Restaurant staff too busy to go to college are being taught English at work by tutors from Cirencester College, reports Martin Whittaker
ABDUL Razak was a secondary school teacher in his native Bangladesh. He came to the UK five years ago to make a better living for himself and his family. Unqualified to teach here, he is now a chef at the up-market Alishan restaurant in the Cotswolds town of Cirencester.
Although he has good understanding of spoken English, he needs extra lessons if he is to obtain the Royal Society of Health's food hygiene certificate, required by the hotel and catering trade. But his hours - he works lunchtimes and evenings, nine hours a day, six days a week - leave little time for college.
The answer is the "takeaway" English language course provided by Cirencester College. Once a week, tutor Caroline Young visits the restaurant to teach staff in the mid-afternoon between shifts.
"There's no actual food hygiene test written for English as a second language students," she says.

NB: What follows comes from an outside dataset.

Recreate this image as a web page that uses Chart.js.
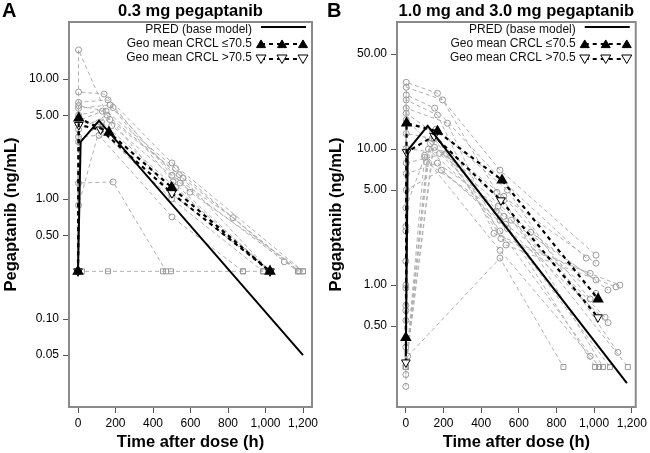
<!DOCTYPE html>
<html>
<head>
<meta charset="utf-8">
<script src="https://cdn.jsdelivr.net/npm/chart.js@4.4.1/dist/chart.umd.min.js"></script>
<style>
  body { margin: 0; background: #fff; }
  .panel { position: absolute; top: 0; width: 325px; height: 453px; }
</style>
</head>
<body>
<div class="panel" style="left:0"><canvas id="chartA" width="325" height="453"></canvas></div>
<div class="panel" style="left:325px"><canvas id="chartB" width="325" height="453"></canvas></div>
<script>
// Tick labels
var xTicks = [0, 200, 400, 600, 800, 1000, 1200];
var yTicksA = [0.05, 0.1, 0.5, 1, 5, 10];
var yTicksB = [0.5, 1, 5, 10, 50];

// Panel A: 0.3 mg  [time (h), concentration (ng/mL)]
var aPred = [[0, 0.25], [14, 3.0], [112, 4.5], [1200, 0.05]];
var aLow = [[0, 0.25], [4, 4.73], [165, 3.6], [500, 1.25], [1024, 0.25]];
var aHigh = [[0, 0.25], [4, 4.14], [120, 3.8], [501, 1.12], [1024, 0.25]];
var aSubjects = [
  [[0, 0.25], [21, 0.25], [160, 0.25], [453, 0.25], [496, 0.25], [880, 0.25], [987, 0.25]],
  [[0, 0.25], [3, 17.5], [180, 4.1], [545, 1.36], [1173, 0.25]],
  [[0, 0.25], [3, 7.8], [139, 7.5], [501, 2.0], [1200, 0.25]],
  [[0, 0.25], [3, 6.4], [160, 6.7], [501, 1.58], [827, 0.7], [1173, 0.25]],
  [[0, 0.25], [3, 5.7], [171, 6.1], [507, 1.39], [1024, 0.25]],
  [[0, 0.25], [3, 5.0], [187, 5.8], [597, 1.14], [1200, 0.25]],
  [[0, 0.25], [3, 3.8], [155, 5.0], [501, 1.1], [1024, 0.25]],
  [[0, 0.25], [3, 3.3], [112, 3.4], [501, 0.71], [880, 0.25]],
  [[0, 0.25], [3, 1.36], [187, 1.39], [470, 0.25]],
  [[0, 0.25], [3, 0.89], [125, 4.4], [520, 1.25], [1024, 0.25]],
  [[0, 0.25], [3, 4.5], [130, 5.4], [540, 1.6], [1024, 0.25]],
  [[0, 0.25], [3, 3.0], [100, 4.0], [500, 1.0], [987, 0.25]],
  [[0, 0.25], [3, 6.0], [150, 5.4], [520, 1.8], [1100, 0.3]],
  [[0, 0.25], [3, 4.2], [170, 4.6], [560, 1.5], [1180, 0.25]]
];

// Panel B: 1.0 mg and 3.0 mg
var bPred = [[0, 0.3], [10, 9.8], [116, 14.8], [1174, 0.19]];
var bLow = [[0, 0.41], [4, 15.5], [168, 13.5], [511, 5.9], [1021, 0.79]];
var bHigh = [[0, 0.27], [4, 9.5], [150, 12.5], [505, 4.2], [1020, 0.58]];
var bSubjects = [
  [[0, 0.25], [2, 31], [168, 25.7], [500, 7.0], [1010, 1.66]],
  [[0, 0.22], [2, 28.5], [195, 23], [484, 4.8], [1010, 1.45]],
  [[0, 0.18], [2, 25], [153, 20], [511, 5.9], [958, 1.58]],
  [[0, 0.35], [2, 23], [168, 17.8], [468, 2.4], [979, 1.22]],
  [[0, 0.55], [2, 20], [221, 15.5], [505, 2.2], [1137, 1.0]],
  [[0, 0.65], [2, 18.3], [142, 13.4], [532, 1.97], [1116, 0.97]],
  [[0, 0.71], [2, 16.4], [153, 10.3], [663, 2.45], [1074, 0.92]],
  [[0, 0.95], [2, 10.1], [179, 9.3], [520, 3.2], [1010, 1.09]],
  [[0, 1.5], [2, 7.9], [216, 9.3], [530, 2.8], [1010, 0.87]],
  [[0, 2.5], [2, 6.6], [168, 7.9], [490, 3.8], [1058, 0.58]],
  [[0, 2.7], [2, 5.0], [189, 7.0], [540, 2.6], [1074, 0.53]],
  [[10, 0.3], [500, 1.58], [837, 0.25]],
  [[0, 3.7], [100, 8.7], [500, 1.8], [979, 0.3]],
  [[0, 0.25], [120, 10], [480, 3.5], [1005, 0.25]],
  [[0, 0.25], [150, 12], [500, 2.5], [1026, 0.25]],
  [[0, 0.25], [130, 11], [520, 4.2], [1047, 0.25]],
  [[0, 0.25], [100, 9], [500, 3.0], [1084, 0.25]],
  [[0, 0.25], [160, 14], [540, 5.0], [1126, 0.32]],
  [[0, 0.25], [110, 8.0], [560, 3.0], [1179, 0.25]],
  [[0, 1.0], [2, 13], [140, 12], [520, 4.5], [979, 0.79]]
];

var FONT = '"Liberation Sans", Arial, sans-serif';
var BLQ = 0.25;

function toXY(arr) {
  return arr.map(p => ({ x: p[0], y: p[1] }));
}

// triangle for the legend samples
function tri(ctx, x, y, r, down, filled) {
  ctx.beginPath();
  if (down) {
    ctx.moveTo(x - r, y - r * 0.8); ctx.lineTo(x + r, y - r * 0.8); ctx.lineTo(x, y + r * 0.9);
  } else {
    ctx.moveTo(x - r, y + r * 0.8); ctx.lineTo(x + r, y + r * 0.8); ctx.lineTo(x, y - r * 0.9);
  }
  ctx.closePath();
  ctx.fillStyle = filled ? '#000' : '#fff';
  ctx.fill();
  ctx.lineWidth = 1;
  ctx.strokeStyle = '#000';
  ctx.setLineDash([]);
  ctx.stroke();
}

var decor = {
  id: 'decor',
  afterDatasetsDraw(chart, args, opts) {
    var ctx = chart.ctx, a = chart.chartArea;
    ctx.save();
    // frame
    ctx.strokeStyle = '#8a8a8a';
    ctx.lineWidth = 2;
    ctx.strokeRect(a.left, a.top, a.right - a.left, a.bottom - a.top);

    // titles
    ctx.fillStyle = '#000';
    ctx.textBaseline = 'middle';
    ctx.font = 'bold 20px ' + FONT;
    ctx.textAlign = 'left';
    ctx.fillText(opts.letter, 2, 11);
    ctx.font = 'bold 16.5px ' + FONT;
    ctx.textAlign = 'center';
    ctx.fillText(opts.title, (a.left + a.right) / 2, 11);

    // legend in top right corner
    var tx = a.right - 60, x0 = a.right - 51, x1 = a.right - 9;
    var rows = [a.top + 8, a.top + 22, a.top + 36];
    ctx.font = '12px ' + FONT;
    ctx.textAlign = 'right';
    ctx.fillStyle = '#111';
    ctx.fillText('PRED (base model)', tx, rows[0]);
    ctx.fillText('Geo mean CRCL \u226470.5', tx, rows[1]);
    ctx.fillText('Geo mean CRCL >70.5', tx, rows[2]);

    ctx.strokeStyle = '#000';
    ctx.lineWidth = 2;
    ctx.beginPath(); ctx.moveTo(x0, rows[0] - 3); ctx.lineTo(x1 + 3, rows[0] - 3); ctx.stroke();

    ctx.setLineDash([4, 4]);
    ctx.beginPath(); ctx.moveTo(x0, rows[1]); ctx.lineTo(x1, rows[1]); ctx.stroke();
    ctx.beginPath(); ctx.moveTo(x0, rows[2] + 1); ctx.lineTo(x1, rows[2] + 1); ctx.stroke();
    [x0, (x0 + x1) / 2, x1].forEach(function (x) {
      tri(ctx, x, rows[1], 4.5, false, true);
      tri(ctx, x, rows[2] + 1, 5, true, false);
    });
    ctx.restore();
  }
};

function makePanel(id, o) {
  var datasets = [];
  datasets.push({
    data: toXY(o.pred), showLine: true, borderColor: '#000', borderWidth: 2,
    pointRadius: 0
  });
  datasets.push({
    data: toXY(o.low), showLine: true, borderColor: '#000', borderWidth: 2.2, borderDash: [4, 4],
    pointStyle: 'triangle', pointRadius: 4.5, pointBackgroundColor: '#000', pointBorderColor: '#000'
  });
  datasets.push({
    data: toXY(o.high), showLine: true, borderColor: '#000', borderWidth: 2.2, borderDash: [4, 4],
    pointStyle: 'triangle', pointRotation: 180, pointRadius: 5, pointBackgroundColor: '#fff',
    pointBorderColor: '#000', pointBorderWidth: 1
  });
  o.subjects.forEach(function (s) {
    datasets.push({
      data: toXY(s), showLine: true, borderColor: '#b0b0b0', borderWidth: 1, borderDash: [4, 3],
      pointStyle: ctx => (ctx.raw && ctx.raw.y === BLQ ? 'rect' : 'circle'),
      pointRadius: ctx => (ctx.raw && ctx.raw.y === BLQ ? 3.5 : 3),
      pointBackgroundColor: 'rgba(255,255,255,0)', pointBorderColor: '#9a9a9a', pointBorderWidth: 1
    });
  });

  return new Chart(document.getElementById(id), {
    type: 'scatter',
    data: { datasets: datasets },
    plugins: [decor],
    options: {
      responsive: false,
      animation: false,
      devicePixelRatio: 1,
      layout: { padding: { left: 0, right: o.padRight, top: 22, bottom: 0 } },
      plugins: {
        legend: { display: false },
        tooltip: { enabled: false },
        decor: { letter: o.letter, title: o.title }
      },
      scales: {
        x: {
          type: 'linear', min: o.xMin, max: o.xMax,
          afterBuildTicks: s => { s.ticks = xTicks.map(v => ({ value: v })); },
          afterFit: s => { s.height = 46; },
          grid: { drawOnChartArea: false, drawTicks: true, tickLength: 6, color: '#555' },
          border: { display: false },
          ticks: {
            autoSkip: false, maxRotation: 0, padding: 3, color: '#000',
            font: { family: FONT, size: 12 },
            callback: v => v.toLocaleString('en-US')
          },
          title: {
            display: true, text: 'Time after dose (h)', color: '#000',
            font: { family: FONT, size: 16.5, weight: 'bold' }, padding: { top: 0, bottom: 1 }
          }
        },
        y: {
          type: 'logarithmic', min: o.yMin, max: o.yMax,
          afterBuildTicks: s => { s.ticks = o.yTicks.map(v => ({ value: v })); },
          afterFit: s => { s.width = o.yWidth; },
          grid: { drawOnChartArea: false, drawTicks: true, tickLength: 6, color: '#555' },
          border: { display: false },
          ticks: {
            autoSkip: false, padding: 4, color: '#000',
            font: { family: FONT, size: 12 },
            callback: v => Number(v).toFixed(2)
          },
          title: {
            display: true, text: 'Pegaptanib (ng/mL)', color: '#000',
            font: { family: FONT, size: 16.5, weight: 'bold' }, padding: { top: 2, bottom: 0 }
          }
        }
      }
    }
  });
}

makePanel('chartA', {
  letter: 'A', title: '0.3 mg pegaptanib',
  pred: aPred, low: aLow, high: aHigh, subjects: aSubjects,
  xMin: -48, xMax: 1248, yMin: 0.0185, yMax: 29.9, yTicks: yTicksA,
  yWidth: 69, padRight: 13
});

makePanel('chartB', {
  letter: 'B', title: '1.0 mg and 3.0 mg pegaptanib',
  pred: bPred, low: bLow, high: bHigh, subjects: bSubjects,
  xMin: -47, xMax: 1221, yMin: 0.127, yMax: 86, yTicks: yTicksB,
  yWidth: 72, padRight: 12
});
</script>
</body>
</html>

"They still have to take a test which is written for native speakers of English. So I have to make sure their reading's OK - but I can't help them with the answers."
The college is now extending its courses to other Bengali, Chinese and Italian restaurants. It recognised a potential demand for learning among restaurant staff last year, but getting them to take up the courses proved a challenge when leafleting brought only one reply.
Undeterred, Sara Lawlor, the college's English as a second language co-ordinator, knocked on doors. "That was so much more effective," she says. "Once I got to know them I felt I'd crossed a barrier. I think once they realised that it was free and that we could offer it in the workplace at a time to suit them, they were keen to have a try."
Following taster sessions (no pun intended), restaurant staff have attended further English and information technology classes in the college's town learning centre.
"At first we put on courses at 10 in the morning, thinking this was a good time for waiters and chefs. But from talking to them I found out they were really tired because they'd been up until 3am or 4am. So we then established the English classes in the afternoon, between lunchtime and the evening shift," says Ms Young.
Foreign workers make up a large proportion of the low-skill, low-pay workforce in the hospitality industry, particularly in London, Birmingham and Manchester, according to the Hotel and Catering Research Centre at the University of Huddersfield.
In addition, poor language skills, poor education and in some cases racial discrimination can hinder their chances of advancement.
"Essentially these circumstances exclude many ethnic minority and foreign employees from progressing into more senior roles," says a spokesman.
"It is clear that this trend needs to be addressed with more accessible part time and distance learning programmes at all levels to improve the career prospects of these groups."
With its huge skill shortages, the hospitality industry is attracting more and more people from abroad, and since this country relaxed its work permit criteria last October there has been a significant increase in the employment of non-EU nationals.
Overcoming language barriers for staff and providing accessible learning are therefore an emerging issue for this sector, says the national training organisation, the Hospitality Training Foundation.
"It's so difficult to access courses, especially long courses, with the bizarre hours the industry works," says senior consultant Martin-Christian Kent. "So the industry has been demanding more short, flexible delivery.
"Many of the chains have latched on to distance learning methods because it's the most flexible way of delivery, and there's been a lot of good practice between FE colleges and employers to try and sustain that.
"But certainly for languages, it's very much an emerging issue."